- [THE TASK] Can the data below be echoed back word for word?

====== DATA EXCERPT

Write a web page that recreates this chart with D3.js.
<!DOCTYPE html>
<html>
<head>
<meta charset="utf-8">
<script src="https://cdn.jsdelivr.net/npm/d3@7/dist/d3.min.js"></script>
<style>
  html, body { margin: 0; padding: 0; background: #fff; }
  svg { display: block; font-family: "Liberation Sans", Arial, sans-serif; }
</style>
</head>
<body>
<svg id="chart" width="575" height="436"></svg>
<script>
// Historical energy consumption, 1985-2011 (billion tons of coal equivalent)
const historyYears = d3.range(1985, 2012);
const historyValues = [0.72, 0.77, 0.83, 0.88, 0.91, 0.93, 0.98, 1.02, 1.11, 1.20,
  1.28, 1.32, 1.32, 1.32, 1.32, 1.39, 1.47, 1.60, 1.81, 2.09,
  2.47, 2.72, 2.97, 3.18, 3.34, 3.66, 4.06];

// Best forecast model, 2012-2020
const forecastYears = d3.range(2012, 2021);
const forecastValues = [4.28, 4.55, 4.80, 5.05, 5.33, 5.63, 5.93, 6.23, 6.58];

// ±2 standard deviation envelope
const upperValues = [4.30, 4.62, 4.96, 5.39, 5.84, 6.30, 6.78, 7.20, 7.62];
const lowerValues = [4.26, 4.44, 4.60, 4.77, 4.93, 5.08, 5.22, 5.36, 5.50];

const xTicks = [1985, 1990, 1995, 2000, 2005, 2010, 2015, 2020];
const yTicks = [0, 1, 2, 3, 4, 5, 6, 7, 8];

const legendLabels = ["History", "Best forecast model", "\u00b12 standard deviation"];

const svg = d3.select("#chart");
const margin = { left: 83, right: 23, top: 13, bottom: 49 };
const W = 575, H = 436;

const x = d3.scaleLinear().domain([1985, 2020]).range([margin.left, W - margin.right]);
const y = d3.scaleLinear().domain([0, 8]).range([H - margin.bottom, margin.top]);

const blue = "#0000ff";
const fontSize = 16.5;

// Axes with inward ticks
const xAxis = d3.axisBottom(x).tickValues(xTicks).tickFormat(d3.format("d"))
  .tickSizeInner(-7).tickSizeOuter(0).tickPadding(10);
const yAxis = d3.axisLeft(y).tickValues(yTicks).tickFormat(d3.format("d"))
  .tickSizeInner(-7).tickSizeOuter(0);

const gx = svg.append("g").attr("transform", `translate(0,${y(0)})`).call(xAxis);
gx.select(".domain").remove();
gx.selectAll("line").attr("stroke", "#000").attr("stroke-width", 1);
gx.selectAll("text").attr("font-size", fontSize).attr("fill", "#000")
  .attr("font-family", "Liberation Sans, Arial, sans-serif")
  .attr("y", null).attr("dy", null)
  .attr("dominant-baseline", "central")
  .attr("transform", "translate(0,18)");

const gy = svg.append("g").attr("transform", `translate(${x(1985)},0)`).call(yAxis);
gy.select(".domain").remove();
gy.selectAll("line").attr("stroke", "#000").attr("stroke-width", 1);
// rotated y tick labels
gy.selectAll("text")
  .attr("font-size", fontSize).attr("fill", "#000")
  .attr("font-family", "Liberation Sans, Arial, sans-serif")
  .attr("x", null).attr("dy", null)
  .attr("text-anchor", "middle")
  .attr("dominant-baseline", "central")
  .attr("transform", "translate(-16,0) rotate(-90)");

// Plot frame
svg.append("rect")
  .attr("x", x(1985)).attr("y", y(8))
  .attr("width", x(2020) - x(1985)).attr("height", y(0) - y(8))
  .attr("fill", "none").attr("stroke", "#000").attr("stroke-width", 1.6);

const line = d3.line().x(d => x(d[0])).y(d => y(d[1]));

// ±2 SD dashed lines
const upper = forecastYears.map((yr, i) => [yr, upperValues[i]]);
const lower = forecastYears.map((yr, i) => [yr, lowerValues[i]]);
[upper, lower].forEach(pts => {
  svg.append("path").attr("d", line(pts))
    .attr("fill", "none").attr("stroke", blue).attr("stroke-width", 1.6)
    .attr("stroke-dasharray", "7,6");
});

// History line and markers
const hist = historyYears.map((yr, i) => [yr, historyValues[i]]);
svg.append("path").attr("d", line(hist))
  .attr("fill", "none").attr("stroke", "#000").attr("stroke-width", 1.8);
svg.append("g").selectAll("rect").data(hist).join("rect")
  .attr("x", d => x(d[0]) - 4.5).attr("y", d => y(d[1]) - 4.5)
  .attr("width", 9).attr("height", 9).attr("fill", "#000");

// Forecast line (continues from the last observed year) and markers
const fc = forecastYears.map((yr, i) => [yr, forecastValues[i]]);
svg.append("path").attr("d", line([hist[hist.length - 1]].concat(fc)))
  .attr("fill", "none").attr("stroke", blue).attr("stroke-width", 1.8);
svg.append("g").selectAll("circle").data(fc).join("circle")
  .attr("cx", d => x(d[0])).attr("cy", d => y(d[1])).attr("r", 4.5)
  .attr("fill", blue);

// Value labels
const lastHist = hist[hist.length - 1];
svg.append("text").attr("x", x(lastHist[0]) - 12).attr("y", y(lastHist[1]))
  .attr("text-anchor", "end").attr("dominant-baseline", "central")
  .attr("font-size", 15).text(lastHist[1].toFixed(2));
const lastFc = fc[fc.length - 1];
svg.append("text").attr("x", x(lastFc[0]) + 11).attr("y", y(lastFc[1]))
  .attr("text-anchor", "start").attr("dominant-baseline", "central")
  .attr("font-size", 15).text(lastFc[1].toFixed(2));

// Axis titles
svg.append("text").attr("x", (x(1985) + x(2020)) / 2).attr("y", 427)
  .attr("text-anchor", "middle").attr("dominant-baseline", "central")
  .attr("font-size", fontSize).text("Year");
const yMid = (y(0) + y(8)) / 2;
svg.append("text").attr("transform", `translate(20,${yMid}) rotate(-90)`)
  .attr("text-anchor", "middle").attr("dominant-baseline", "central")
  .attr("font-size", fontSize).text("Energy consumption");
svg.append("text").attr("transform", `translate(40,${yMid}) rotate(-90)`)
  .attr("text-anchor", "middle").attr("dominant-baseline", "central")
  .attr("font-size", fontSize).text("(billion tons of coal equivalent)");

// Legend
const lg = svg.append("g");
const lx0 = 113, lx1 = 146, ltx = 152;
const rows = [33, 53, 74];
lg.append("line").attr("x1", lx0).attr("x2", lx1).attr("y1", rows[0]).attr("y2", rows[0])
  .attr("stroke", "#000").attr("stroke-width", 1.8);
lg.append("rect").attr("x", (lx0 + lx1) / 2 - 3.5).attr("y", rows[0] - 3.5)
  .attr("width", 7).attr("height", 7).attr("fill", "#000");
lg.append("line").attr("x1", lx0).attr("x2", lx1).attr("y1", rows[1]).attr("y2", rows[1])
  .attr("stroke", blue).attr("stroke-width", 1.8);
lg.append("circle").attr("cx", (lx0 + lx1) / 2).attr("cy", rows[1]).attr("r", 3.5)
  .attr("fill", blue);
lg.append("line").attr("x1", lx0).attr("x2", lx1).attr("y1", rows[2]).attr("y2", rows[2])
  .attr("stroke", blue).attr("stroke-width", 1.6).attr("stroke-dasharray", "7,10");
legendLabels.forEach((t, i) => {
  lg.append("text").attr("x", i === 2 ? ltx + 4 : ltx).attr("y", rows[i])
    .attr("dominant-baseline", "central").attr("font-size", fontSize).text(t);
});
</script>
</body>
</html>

============

- [ANSWER BELOW]
Write a web page that recreates this chart with D3.js.
<!DOCTYPE html>
<html>
<head>
<meta charset="utf-8">
<script src="https://cdn.jsdelivr.net/npm/d3@7/dist/d3.min.js"></script>
<style>
  html, body { margin: 0; padding: 0; background: #fff; }
  svg { display: block; font-family: "Liberation Sans", Arial, sans-serif; }
</style>
</head>
<body>
<svg id="chart" width="575" height="436"></svg>
<script>
// Historical energy consumption, 1985-2011 (billion tons of coal equivalent)
const historyYears = d3.range(1985, 2012);
const historyValues = [0.72, 0.77, 0.83, 0.88, 0.91, 0.93, 0.98, 1.02, 1.11, 1.20,
  1.28, 1.32, 1.32, 1.32, 1.32, 1.39, 1.47, 1.60, 1.81, 2.09,
  2.47, 2.72, 2.97, 3.18, 3.34, 3.66, 4.06];

// Best forecast model, 2012-2020
const forecastYears = d3.range(2012, 2021);
const forecastValues = [4.28, 4.55, 4.80, 5.05, 5.33, 5.63, 5.93, 6.23, 6.58];

// ±2 standard deviation envelope
const upperValues = [4.30, 4.62, 4.96, 5.39, 5.84, 6.30, 6.78, 7.20, 7.62];
const lowerValues = [4.26, 4.44, 4.60, 4.77, 4.93, 5.08, 5.22, 5.36, 5.50];

const xTicks = [1985, 1990, 1995, 2000, 2005, 2010, 2015, 2020];
const yTicks = [0, 1, 2, 3, 4, 5, 6, 7, 8];

const legendLabels = ["History", "Best forecast model", "\u00b12 standard deviation"];

const svg = d3.select("#chart");
const margin = { left: 83, right: 23, top: 13, bottom: 49 };
const W = 575, H = 436;

const x = d3.scaleLinear().domain([1985, 2020]).range([margin.left, W - margin.right]);
const y = d3.scaleLinear().domain([0, 8]).range([H - margin.bottom, margin.top]);

const blue = "#0000ff";
const fontSize = 16.5;

// Axes with inward ticks
const xAxis = d3.axisBottom(x).tickValues(xTicks).tickFormat(d3.format("d"))
  .tickSizeInner(-7).tickSizeOuter(0).tickPadding(10);
const yAxis = d3.axisLeft(y).tickValues(yTicks).tickFormat(d3.format("d"))
  .tickSizeInner(-7).tickSizeOuter(0);

const gx = svg.append("g").attr("transform", `translate(0,${y(0)})`).call(xAxis);
gx.select(".domain").remove();
gx.selectAll("line").attr("stroke", "#000").attr("stroke-width", 1);
gx.selectAll("text").attr("font-size", fontSize).attr("fill", "#000")
  .attr("font-family", "Liberation Sans, Arial, sans-serif")
  .attr("y", null).attr("dy", null)
  .attr("dominant-baseline", "central")
  .attr("transform", "translate(0,18)");

const gy = svg.append("g").attr("transform", `translate(${x(1985)},0)`).call(yAxis);
gy.select(".domain").remove();
gy.selectAll("line").attr("stroke", "#000").attr("stroke-width", 1);
// rotated y tick labels
gy.selectAll("text")
  .attr("font-size", fontSize).attr("fill", "#000")
  .attr("font-family", "Liberation Sans, Arial, sans-serif")
  .attr("x", null).attr("dy", null)
  .attr("text-anchor", "middle")
  .attr("dominant-baseline", "central")
  .attr("transform", "translate(-16,0) rotate(-90)");

// Plot frame
svg.append("rect")
  .attr("x", x(1985)).attr("y", y(8))
  .attr("width", x(2020) - x(1985)).attr("height", y(0) - y(8))
  .attr("fill", "none").attr("stroke", "#000").attr("stroke-width", 1.6);

const line = d3.line().x(d => x(d[0])).y(d => y(d[1]));

// ±2 SD dashed lines
const upper = forecastYears.map((yr, i) => [yr, upperValues[i]]);
const lower = forecastYears.map((yr, i) => [yr, lowerValues[i]]);
[upper, lower].forEach(pts => {
  svg.append("path").attr("d", line(pts))
    .attr("fill", "none").attr("stroke", blue).attr("stroke-width", 1.6)
    .attr("stroke-dasharray", "7,6");
});

// History line and markers
const hist = historyYears.map((yr, i) => [yr, historyValues[i]]);
svg.append("path").attr("d", line(hist))
  .attr("fill", "none").attr("stroke", "#000").attr("stroke-width", 1.8);
svg.append("g").selectAll("rect").data(hist).join("rect")
  .attr("x", d => x(d[0]) - 4.5).attr("y", d => y(d[1]) - 4.5)
  .attr("width", 9).attr("height", 9).attr("fill", "#000");

// Forecast line (continues from the last observed year) and markers
const fc = forecastYears.map((yr, i) => [yr, forecastValues[i]]);
svg.append("path").attr("d", line([hist[hist.length - 1]].concat(fc)))
  .attr("fill", "none").attr("stroke", blue).attr("stroke-width", 1.8);
svg.append("g").selectAll("circle").data(fc).join("circle")
  .attr("cx", d => x(d[0])).attr("cy", d => y(d[1])).attr("r", 4.5)
  .attr("fill", blue);

// Value labels
const lastHist = hist[hist.length - 1];
svg.append("text").attr("x", x(lastHist[0]) - 12).attr("y", y(lastHist[1]))
  .attr("text-anchor", "end").attr("dominant-baseline", "central")
  .attr("font-size", 15).text(lastHist[1].toFixed(2));
const lastFc = fc[fc.length - 1];
svg.append("text").attr("x", x(lastFc[0]) + 11).attr("y", y(lastFc[1]))
  .attr("text-anchor", "start").attr("dominant-baseline", "central")
  .attr("font-size", 15).text(lastFc[1].toFixed(2));

// Axis titles
svg.append("text").attr("x", (x(1985) + x(2020)) / 2).attr("y", 427)
  .attr("text-anchor", "middle").attr("dominant-baseline", "central")
  .attr("font-size", fontSize).text("Year");
const yMid = (y(0) + y(8)) / 2;
svg.append("text").attr("transform", `translate(20,${yMid}) rotate(-90)`)
  .attr("text-anchor", "middle").attr("dominant-baseline", "central")
  .attr("font-size", fontSize).text("Energy consumption");
svg.append("text").attr("transform", `translate(40,${yMid}) rotate(-90)`)
  .attr("text-anchor", "middle").attr("dominant-baseline", "central")
  .attr("font-size", fontSize).text("(billion tons of coal equivalent)");

// Legend
const lg = svg.append("g");
const lx0 = 113, lx1 = 146, ltx = 152;
const rows = [33, 53, 74];
lg.append("line").attr("x1", lx0).attr("x2", lx1).attr("y1", rows[0]).attr("y2", rows[0])
  .attr("stroke", "#000").attr("stroke-width", 1.8);
lg.append("rect").attr("x", (lx0 + lx1) / 2 - 3.5).attr("y", rows[0] - 3.5)
  .attr("width", 7).attr("height", 7).attr("fill", "#000");
lg.append("line").attr("x1", lx0).attr("x2", lx1).attr("y1", rows[1]).attr("y2", rows[1])
  .attr("stroke", blue).attr("stroke-width", 1.8);
lg.append("circle").attr("cx", (lx0 + lx1) / 2).attr("cy", rows[1]).attr("r", 3.5)
  .attr("fill", blue);
lg.append("line").attr("x1", lx0).attr("x2", lx1).attr("y1", rows[2]).attr("y2", rows[2])
  .attr("stroke", blue).attr("stroke-width", 1.6).attr("stroke-dasharray", "7,10");
legendLabels.forEach((t, i) => {
  lg.append("text").attr("x", i === 2 ? ltx + 4 : ltx).attr("y", rows[i])
    .attr("dominant-baseline", "central").attr("font-size", fontSize).text(t);
});
</script>
</body>
</html>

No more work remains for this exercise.